Task to complete =
Where does the string "this" appear in the records? Copy every line that contains it.

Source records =
□ □ □
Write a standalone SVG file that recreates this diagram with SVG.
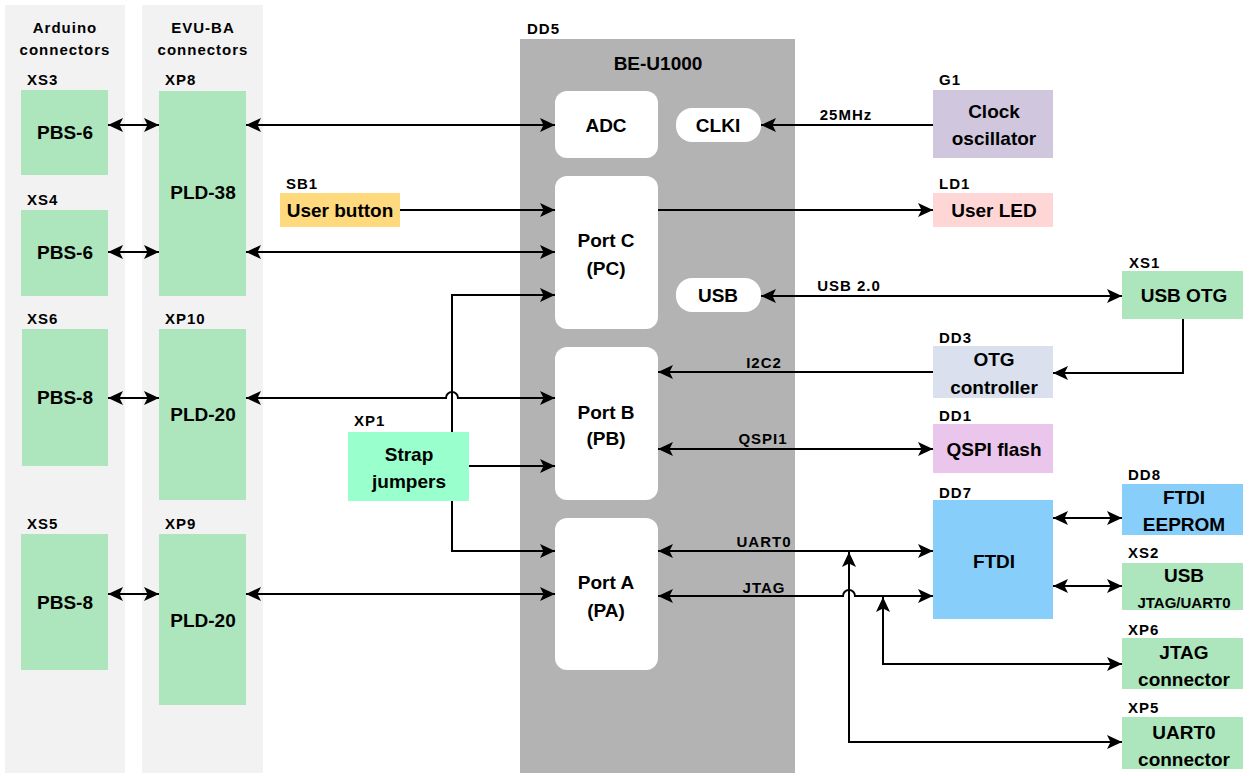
<svg xmlns="http://www.w3.org/2000/svg" width="1249" height="776" viewBox="0 0 1249 776">
<style>
text{font-family:"Liberation Sans",Arial,sans-serif;font-weight:bold;fill:#000}
.lbl{font-size:15px;letter-spacing:1px}
.t{font-size:19px;text-anchor:middle}
.ts{font-size:15px;text-anchor:middle}
.el{font-size:15px;letter-spacing:1px;text-anchor:middle}
.panel{fill:#f2f2f2}
.g{fill:#ade6bd}
.blk{fill:#fff}
.ln{fill:none;stroke:#000;stroke-width:2}
.a2{marker-start:url(#ah);marker-end:url(#ah)}
.a1{marker-end:url(#ah)}
</style>
<defs>
<marker id="ah" markerUnits="userSpaceOnUse" markerWidth="16" markerHeight="16" refX="15" refY="7" orient="auto-start-reverse" viewBox="0 0 16 14">
<path d="M0,0 L15,7 L0,14 L3.5,7 z" fill="#000"/>
</marker>
</defs>
<rect width="1249" height="776" fill="#fff"/>

<g id="panel-arduino">
<rect class="panel" x="5" y="5" width="120" height="768"/>
<text class="lbl" x="65" y="33" text-anchor="middle">Arduino</text>
<text class="lbl" x="65" y="55" text-anchor="middle">connectors</text>
</g>
<g id="panel-evu">
<rect class="panel" x="142" y="5" width="121" height="768"/>
<text class="lbl" x="203" y="33" text-anchor="middle">EVU-BA</text>
<text class="lbl" x="203" y="55" text-anchor="middle">connectors</text>
</g>

<g id="XS3"><text class="lbl" x="27" y="85">XS3</text><rect class="g" x="21" y="90" width="87" height="85"/><text class="t" x="65" y="139">PBS-6</text></g>
<g id="XS4"><text class="lbl" x="27" y="205">XS4</text><rect class="g" x="21" y="210" width="87" height="86"/><text class="t" x="65" y="259">PBS-6</text></g>
<g id="XS6"><text class="lbl" x="27" y="324">XS6</text><rect class="g" x="22" y="329" width="86" height="137"/><text class="t" x="65" y="404">PBS-8</text></g>
<g id="XS5"><text class="lbl" x="27" y="529">XS5</text><rect class="g" x="21" y="534" width="87" height="136"/><text class="t" x="65" y="609">PBS-8</text></g>

<g id="XP8"><text class="lbl" x="165" y="85">XP8</text><rect class="g" x="159" y="91" width="87" height="205"/><text class="t" x="203" y="199">PLD-38</text></g>
<g id="XP10"><text class="lbl" x="165" y="324">XP10</text><rect class="g" x="159" y="329" width="87" height="171"/><text class="t" x="203" y="421">PLD-20</text></g>
<g id="XP9"><text class="lbl" x="165" y="529">XP9</text><rect class="g" x="159" y="534" width="87" height="171"/><text class="t" x="203" y="627">PLD-20</text></g>

<g id="DD5">
<text class="lbl" x="527" y="34">DD5</text>
<rect x="520" y="39" width="275" height="734" fill="#b3b3b3"/>
<text x="658" y="70" font-size="19" text-anchor="middle">BE-U1000</text>
</g>
<g id="ADC"><rect class="blk" x="555" y="91" width="103" height="67" rx="12"/><text class="t" x="606" y="132">ADC</text></g>
<g id="CLKI"><rect class="blk" x="676" y="108" width="85" height="34" rx="16"/><text class="t" x="718" y="132">CLKI</text></g>
<g id="PortC"><rect class="blk" x="555" y="176" width="103" height="153" rx="12"/><text class="t" x="606" y="247">Port C</text><text class="t" x="606" y="275">(PC)</text></g>
<g id="USB"><rect class="blk" x="676" y="278" width="85" height="34" rx="16"/><text class="t" x="718" y="302">USB</text></g>
<g id="PortB"><rect class="blk" x="555" y="347" width="103" height="153" rx="12"/><text class="t" x="606" y="419">Port B</text><text class="t" x="606" y="445">(PB)</text></g>
<g id="PortA"><rect class="blk" x="555" y="518" width="103" height="152" rx="12"/><text class="t" x="606" y="589">Port A</text><text class="t" x="606" y="617">(PA)</text></g>

<g id="SB1"><text class="lbl" x="286" y="189">SB1</text><rect x="280" y="193" width="120" height="34" fill="#ffd97e"/><text class="t" x="340" y="217">User button</text></g>
<g id="XP1"><text class="lbl" x="354" y="426">XP1</text><rect x="348" y="432" width="121" height="69" fill="#99ffcc"/><text class="t" x="409" y="461">Strap</text><text class="t" x="409" y="488">jumpers</text></g>

<g id="G1"><text class="lbl" x="939" y="85">G1</text><rect x="933" y="90" width="120" height="68" fill="#d0c7de"/><text class="t" x="994" y="118">Clock</text><text class="t" x="994" y="145">oscillator</text></g>
<g id="LD1"><text class="lbl" x="939" y="189">LD1</text><rect x="933" y="193" width="120" height="34" fill="#ffd6d6"/><text class="t" x="994" y="217">User LED</text></g>
<g id="XS1"><text class="lbl" x="1129" y="268">XS1</text><rect class="g" x="1122" y="271" width="121" height="48"/><text class="t" x="1184" y="302">USB OTG</text></g>
<g id="DD3"><text class="lbl" x="939" y="343">DD3</text><rect x="933" y="346" width="120" height="52" fill="#dae0ee"/><text class="t" x="994" y="366">OTG</text><text class="t" x="994" y="394">controller</text></g>
<g id="DD1"><text class="lbl" x="939" y="421">DD1</text><rect x="933" y="424" width="120" height="49" fill="#eac6ec"/><text class="t" x="994" y="456">QSPI flash</text></g>
<g id="DD7"><text class="lbl" x="939" y="498">DD7</text><rect x="933" y="500" width="120" height="119" fill="#87cefa"/><text class="t" x="994" y="568">FTDI</text></g>
<g id="DD8"><text class="lbl" x="1128" y="480">DD8</text><rect x="1122" y="484" width="121" height="51" fill="#87cefa"/><text class="t" x="1184" y="504">FTDI</text><text class="t" x="1184" y="531">EEPROM</text></g>
<g id="XS2"><text class="lbl" x="1128" y="558">XS2</text><rect class="g" x="1122" y="563" width="121" height="47"/><text class="t" x="1184" y="582">USB</text><text class="ts" x="1184" y="608">JTAG/UART0</text></g>
<g id="XP6"><text class="lbl" x="1128" y="635">XP6</text><rect class="g" x="1122" y="638" width="121" height="51"/><text class="t" x="1184" y="659">JTAG</text><text class="t" x="1184" y="686">connector</text></g>
<g id="XP5"><text class="lbl" x="1128" y="713">XP5</text><rect class="g" x="1122" y="717" width="121" height="52"/><text class="t" x="1184" y="739">UART0</text><text class="t" x="1184" y="766">connector</text></g>

<g id="connectors">
<path class="ln a2" d="M108,125 H159"/>
<path class="ln a2" d="M108,252 H159"/>
<path class="ln a2" d="M108,398 H159"/>
<path class="ln a2" d="M108,594 H159"/>
<path class="ln a2" d="M246,125 H555"/>
<path class="ln a2" d="M246,252 H555"/>
<path class="ln a2" d="M246,398 H446 A6,6 0 0 1 458,398 H555"/>
<path class="ln a2" d="M246,594 H555"/>
<path class="ln a1" d="M400,210 H555"/>
<path class="ln a1" d="M452,432 V295 H555"/>
<path class="ln a1" d="M469,466 H555"/>
<path class="ln a1" d="M452,501 V551 H555"/>
<path class="ln a1" d="M933,125 H761"/>
<path class="ln a1" d="M658,210 H933"/>
<path class="ln a2" d="M761,296 H1122"/>
<path class="ln a1" d="M1183,319 V373 H1053"/>
<path class="ln a1" d="M933,372 H658"/>
<path class="ln a2" d="M658,449 H933"/>
<path class="ln a2" d="M658,551 H933"/>
<path class="ln a2" d="M658,596 H843 A6,6 0 0 1 855,596 H933"/>
<path class="ln a2" d="M1122,742 H849 V552"/>
<path class="ln a2" d="M1122,664 H883 V597"/>
<path class="ln a2" d="M1053,518 H1122"/>
<path class="ln a2" d="M1053,586 H1122"/>
<text class="el" x="846" y="120">25MHz</text>
<text class="el" x="849" y="291">USB 2.0</text>
<text class="el" x="764" y="368">I2C2</text>
<text class="el" x="763" y="444">QSPI1</text>
<text class="el" x="764" y="547">UART0</text>
<text class="el" x="764" y="593">JTAG</text>
</g>
</svg>
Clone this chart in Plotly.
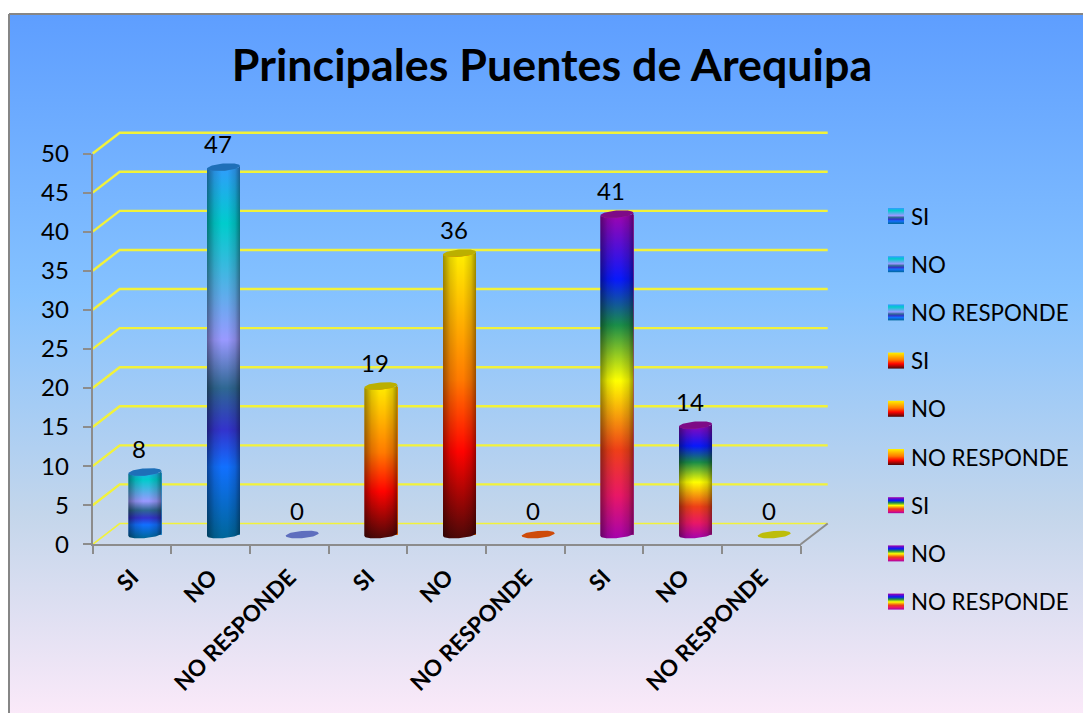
□ □ □
Expected answer =
Write a standalone SVG file that recreates this diagram with SVG.
Clone this chart in Plotly.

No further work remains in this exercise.